**Instructions for the task:** Tally the lines holding the word "matplotlib" and state the count by itself.

Rows from a dataset of charts and code:
# # # # #

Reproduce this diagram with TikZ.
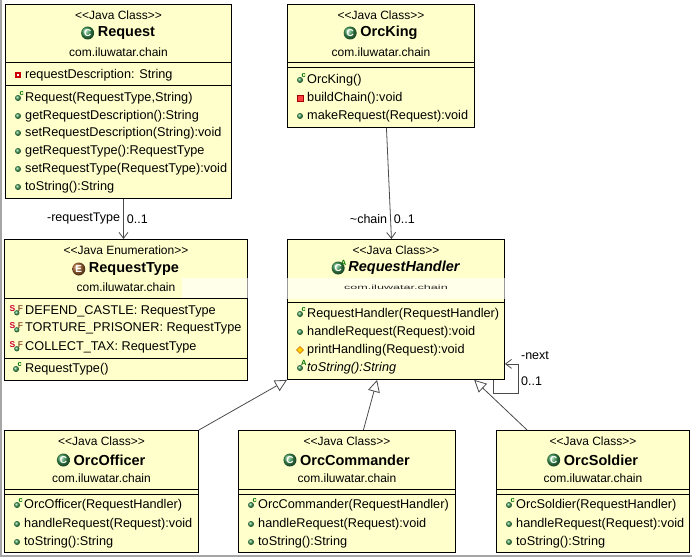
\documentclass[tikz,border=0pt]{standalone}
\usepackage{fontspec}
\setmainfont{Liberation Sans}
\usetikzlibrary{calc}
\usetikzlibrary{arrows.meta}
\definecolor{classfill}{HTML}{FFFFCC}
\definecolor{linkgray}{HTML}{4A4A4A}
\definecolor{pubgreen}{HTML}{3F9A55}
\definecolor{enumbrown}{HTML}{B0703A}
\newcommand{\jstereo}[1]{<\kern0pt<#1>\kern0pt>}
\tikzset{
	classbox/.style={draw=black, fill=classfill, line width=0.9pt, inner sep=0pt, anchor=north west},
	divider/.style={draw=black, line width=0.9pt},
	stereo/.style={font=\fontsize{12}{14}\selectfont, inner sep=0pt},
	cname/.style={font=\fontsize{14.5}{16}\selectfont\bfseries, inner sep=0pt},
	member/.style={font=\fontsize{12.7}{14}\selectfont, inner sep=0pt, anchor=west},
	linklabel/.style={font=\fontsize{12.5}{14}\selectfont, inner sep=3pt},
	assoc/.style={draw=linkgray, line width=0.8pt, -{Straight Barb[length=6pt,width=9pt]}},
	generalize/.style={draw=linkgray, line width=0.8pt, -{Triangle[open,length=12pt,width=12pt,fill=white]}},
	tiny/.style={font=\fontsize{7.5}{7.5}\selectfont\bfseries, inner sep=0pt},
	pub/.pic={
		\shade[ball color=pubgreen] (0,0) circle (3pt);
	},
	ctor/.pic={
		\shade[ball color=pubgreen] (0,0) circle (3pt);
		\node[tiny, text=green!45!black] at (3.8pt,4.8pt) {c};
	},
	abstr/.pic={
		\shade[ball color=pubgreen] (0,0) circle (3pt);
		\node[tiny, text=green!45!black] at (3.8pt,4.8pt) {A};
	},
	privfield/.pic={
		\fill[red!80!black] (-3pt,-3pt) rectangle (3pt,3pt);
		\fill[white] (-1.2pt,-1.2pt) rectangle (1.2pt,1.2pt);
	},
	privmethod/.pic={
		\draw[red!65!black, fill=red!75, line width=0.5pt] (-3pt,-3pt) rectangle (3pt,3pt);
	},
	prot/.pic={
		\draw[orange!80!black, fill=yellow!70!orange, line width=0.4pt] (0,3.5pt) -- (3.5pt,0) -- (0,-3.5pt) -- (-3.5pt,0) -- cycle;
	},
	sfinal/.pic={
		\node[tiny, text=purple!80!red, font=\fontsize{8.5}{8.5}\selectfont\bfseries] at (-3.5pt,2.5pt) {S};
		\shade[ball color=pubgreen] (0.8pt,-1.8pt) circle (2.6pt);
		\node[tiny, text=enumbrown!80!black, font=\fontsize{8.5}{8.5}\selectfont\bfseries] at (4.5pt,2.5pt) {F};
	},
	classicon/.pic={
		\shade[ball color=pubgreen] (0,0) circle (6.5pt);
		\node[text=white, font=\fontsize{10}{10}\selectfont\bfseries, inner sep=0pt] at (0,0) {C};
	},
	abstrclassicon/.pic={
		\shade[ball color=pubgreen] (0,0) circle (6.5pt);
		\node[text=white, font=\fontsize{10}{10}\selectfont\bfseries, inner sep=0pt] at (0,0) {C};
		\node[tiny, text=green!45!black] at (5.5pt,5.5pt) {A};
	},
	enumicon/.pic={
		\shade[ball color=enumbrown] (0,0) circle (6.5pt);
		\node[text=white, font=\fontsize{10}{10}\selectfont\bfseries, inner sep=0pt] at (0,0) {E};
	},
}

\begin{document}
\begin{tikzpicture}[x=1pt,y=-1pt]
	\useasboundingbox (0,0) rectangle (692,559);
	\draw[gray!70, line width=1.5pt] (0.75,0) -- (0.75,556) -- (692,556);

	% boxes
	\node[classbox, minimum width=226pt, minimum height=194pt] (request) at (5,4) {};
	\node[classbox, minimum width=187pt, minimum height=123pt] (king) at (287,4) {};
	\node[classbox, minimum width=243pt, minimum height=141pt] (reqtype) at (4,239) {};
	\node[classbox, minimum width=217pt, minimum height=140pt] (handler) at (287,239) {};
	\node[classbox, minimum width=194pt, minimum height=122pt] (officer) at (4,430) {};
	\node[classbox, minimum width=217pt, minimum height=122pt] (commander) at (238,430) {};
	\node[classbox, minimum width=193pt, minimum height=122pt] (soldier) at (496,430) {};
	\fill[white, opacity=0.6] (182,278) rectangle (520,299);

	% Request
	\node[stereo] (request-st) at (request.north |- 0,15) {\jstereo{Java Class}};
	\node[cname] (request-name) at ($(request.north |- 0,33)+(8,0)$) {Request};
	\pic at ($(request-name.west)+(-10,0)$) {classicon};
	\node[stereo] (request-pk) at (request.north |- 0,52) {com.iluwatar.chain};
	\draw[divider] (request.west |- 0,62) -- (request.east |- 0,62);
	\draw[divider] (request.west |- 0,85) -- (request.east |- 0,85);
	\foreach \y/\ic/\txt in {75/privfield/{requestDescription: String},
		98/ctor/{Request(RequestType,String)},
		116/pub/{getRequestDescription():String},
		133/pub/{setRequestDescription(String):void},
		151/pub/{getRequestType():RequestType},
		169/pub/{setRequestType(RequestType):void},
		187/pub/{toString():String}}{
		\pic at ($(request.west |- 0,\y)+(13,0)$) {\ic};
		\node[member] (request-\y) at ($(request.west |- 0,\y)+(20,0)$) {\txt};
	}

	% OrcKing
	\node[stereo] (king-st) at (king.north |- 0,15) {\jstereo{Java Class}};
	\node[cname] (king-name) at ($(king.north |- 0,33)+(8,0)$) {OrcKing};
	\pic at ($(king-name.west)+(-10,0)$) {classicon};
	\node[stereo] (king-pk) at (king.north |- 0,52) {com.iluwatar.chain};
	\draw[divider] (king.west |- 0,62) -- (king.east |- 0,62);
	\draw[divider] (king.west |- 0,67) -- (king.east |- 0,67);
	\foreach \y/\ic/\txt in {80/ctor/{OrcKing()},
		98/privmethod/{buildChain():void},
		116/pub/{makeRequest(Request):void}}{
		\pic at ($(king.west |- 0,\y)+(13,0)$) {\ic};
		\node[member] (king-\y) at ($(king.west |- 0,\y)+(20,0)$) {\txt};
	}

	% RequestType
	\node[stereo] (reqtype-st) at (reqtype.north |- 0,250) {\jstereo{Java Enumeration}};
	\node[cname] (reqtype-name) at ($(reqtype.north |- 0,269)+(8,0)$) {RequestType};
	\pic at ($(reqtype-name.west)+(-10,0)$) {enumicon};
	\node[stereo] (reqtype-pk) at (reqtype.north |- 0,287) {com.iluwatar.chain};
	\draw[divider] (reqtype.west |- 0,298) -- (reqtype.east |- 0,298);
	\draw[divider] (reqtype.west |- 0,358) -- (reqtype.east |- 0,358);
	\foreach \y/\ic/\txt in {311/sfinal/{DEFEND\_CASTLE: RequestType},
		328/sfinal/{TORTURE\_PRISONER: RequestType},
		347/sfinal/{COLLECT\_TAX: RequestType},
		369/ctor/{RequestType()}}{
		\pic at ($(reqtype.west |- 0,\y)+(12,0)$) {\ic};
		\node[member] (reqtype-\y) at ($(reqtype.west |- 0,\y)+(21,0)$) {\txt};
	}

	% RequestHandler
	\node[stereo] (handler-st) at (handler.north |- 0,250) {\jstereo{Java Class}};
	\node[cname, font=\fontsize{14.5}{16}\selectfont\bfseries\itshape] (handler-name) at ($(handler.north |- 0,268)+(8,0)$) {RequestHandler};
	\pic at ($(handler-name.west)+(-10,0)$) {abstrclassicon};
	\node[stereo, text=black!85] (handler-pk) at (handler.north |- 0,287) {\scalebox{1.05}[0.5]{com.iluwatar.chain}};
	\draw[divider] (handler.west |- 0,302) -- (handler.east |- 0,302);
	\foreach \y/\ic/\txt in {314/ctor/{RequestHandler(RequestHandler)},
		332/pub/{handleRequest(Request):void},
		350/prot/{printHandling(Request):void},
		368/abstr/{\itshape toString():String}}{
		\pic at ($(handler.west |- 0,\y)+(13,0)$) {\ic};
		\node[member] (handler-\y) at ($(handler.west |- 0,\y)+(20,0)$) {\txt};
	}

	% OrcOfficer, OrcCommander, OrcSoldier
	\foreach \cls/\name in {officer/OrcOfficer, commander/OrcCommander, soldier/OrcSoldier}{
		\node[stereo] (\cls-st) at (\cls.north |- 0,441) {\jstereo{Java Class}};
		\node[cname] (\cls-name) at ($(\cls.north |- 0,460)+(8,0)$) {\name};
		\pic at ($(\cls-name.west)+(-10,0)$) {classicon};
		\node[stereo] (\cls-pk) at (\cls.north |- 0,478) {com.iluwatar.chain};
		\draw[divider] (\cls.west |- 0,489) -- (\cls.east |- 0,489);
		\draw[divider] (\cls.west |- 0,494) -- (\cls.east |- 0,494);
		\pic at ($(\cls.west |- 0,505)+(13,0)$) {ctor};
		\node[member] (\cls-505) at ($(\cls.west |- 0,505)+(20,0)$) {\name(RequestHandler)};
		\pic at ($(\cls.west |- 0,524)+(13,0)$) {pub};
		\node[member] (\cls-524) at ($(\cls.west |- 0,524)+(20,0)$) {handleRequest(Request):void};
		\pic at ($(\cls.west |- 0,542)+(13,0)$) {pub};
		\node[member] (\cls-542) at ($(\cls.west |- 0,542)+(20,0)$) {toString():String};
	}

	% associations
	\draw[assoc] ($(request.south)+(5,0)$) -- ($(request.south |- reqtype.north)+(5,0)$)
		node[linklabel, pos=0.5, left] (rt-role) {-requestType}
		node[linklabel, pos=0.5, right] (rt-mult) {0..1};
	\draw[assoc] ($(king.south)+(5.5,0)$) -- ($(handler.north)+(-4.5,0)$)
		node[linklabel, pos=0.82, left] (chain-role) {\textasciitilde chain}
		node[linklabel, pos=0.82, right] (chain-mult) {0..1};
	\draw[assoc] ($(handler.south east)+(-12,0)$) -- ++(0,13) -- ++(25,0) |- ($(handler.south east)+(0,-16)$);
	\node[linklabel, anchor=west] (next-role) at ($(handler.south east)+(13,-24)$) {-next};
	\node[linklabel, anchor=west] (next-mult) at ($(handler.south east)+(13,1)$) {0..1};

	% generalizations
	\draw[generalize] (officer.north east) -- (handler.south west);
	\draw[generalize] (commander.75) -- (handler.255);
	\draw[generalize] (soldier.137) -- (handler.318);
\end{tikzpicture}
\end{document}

# # # # #

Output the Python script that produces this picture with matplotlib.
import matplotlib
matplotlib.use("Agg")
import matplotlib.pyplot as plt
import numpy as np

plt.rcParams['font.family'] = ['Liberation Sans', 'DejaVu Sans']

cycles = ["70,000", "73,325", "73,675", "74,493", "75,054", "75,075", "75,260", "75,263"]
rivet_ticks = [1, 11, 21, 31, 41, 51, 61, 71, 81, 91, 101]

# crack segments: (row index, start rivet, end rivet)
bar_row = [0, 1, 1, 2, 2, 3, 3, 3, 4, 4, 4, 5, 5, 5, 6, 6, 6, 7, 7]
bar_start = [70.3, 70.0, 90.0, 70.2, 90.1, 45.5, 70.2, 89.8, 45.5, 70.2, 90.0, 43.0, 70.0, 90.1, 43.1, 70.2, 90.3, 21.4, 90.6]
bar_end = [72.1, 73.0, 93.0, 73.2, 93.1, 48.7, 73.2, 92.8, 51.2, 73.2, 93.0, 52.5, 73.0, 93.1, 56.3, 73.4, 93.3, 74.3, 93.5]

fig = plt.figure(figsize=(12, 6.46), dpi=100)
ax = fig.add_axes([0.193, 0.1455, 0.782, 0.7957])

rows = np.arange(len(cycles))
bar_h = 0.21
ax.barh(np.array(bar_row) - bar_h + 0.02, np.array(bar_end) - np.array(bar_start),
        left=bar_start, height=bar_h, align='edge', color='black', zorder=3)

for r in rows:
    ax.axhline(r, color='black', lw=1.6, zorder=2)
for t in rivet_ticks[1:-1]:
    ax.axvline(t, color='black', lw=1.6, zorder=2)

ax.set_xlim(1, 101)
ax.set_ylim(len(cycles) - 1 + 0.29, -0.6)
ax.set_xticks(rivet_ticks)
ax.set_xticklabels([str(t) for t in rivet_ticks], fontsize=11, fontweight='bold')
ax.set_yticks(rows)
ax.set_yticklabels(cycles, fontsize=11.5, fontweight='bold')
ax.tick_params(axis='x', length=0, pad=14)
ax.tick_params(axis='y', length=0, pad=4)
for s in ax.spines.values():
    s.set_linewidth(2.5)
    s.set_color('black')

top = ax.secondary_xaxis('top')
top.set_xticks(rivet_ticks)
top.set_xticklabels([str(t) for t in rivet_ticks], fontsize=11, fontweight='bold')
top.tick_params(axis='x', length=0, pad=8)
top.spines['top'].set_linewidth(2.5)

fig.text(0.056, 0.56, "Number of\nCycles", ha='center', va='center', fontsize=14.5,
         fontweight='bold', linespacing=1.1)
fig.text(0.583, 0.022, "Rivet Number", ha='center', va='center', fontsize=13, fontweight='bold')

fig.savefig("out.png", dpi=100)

# # # # #

**Output for this exercise:** 4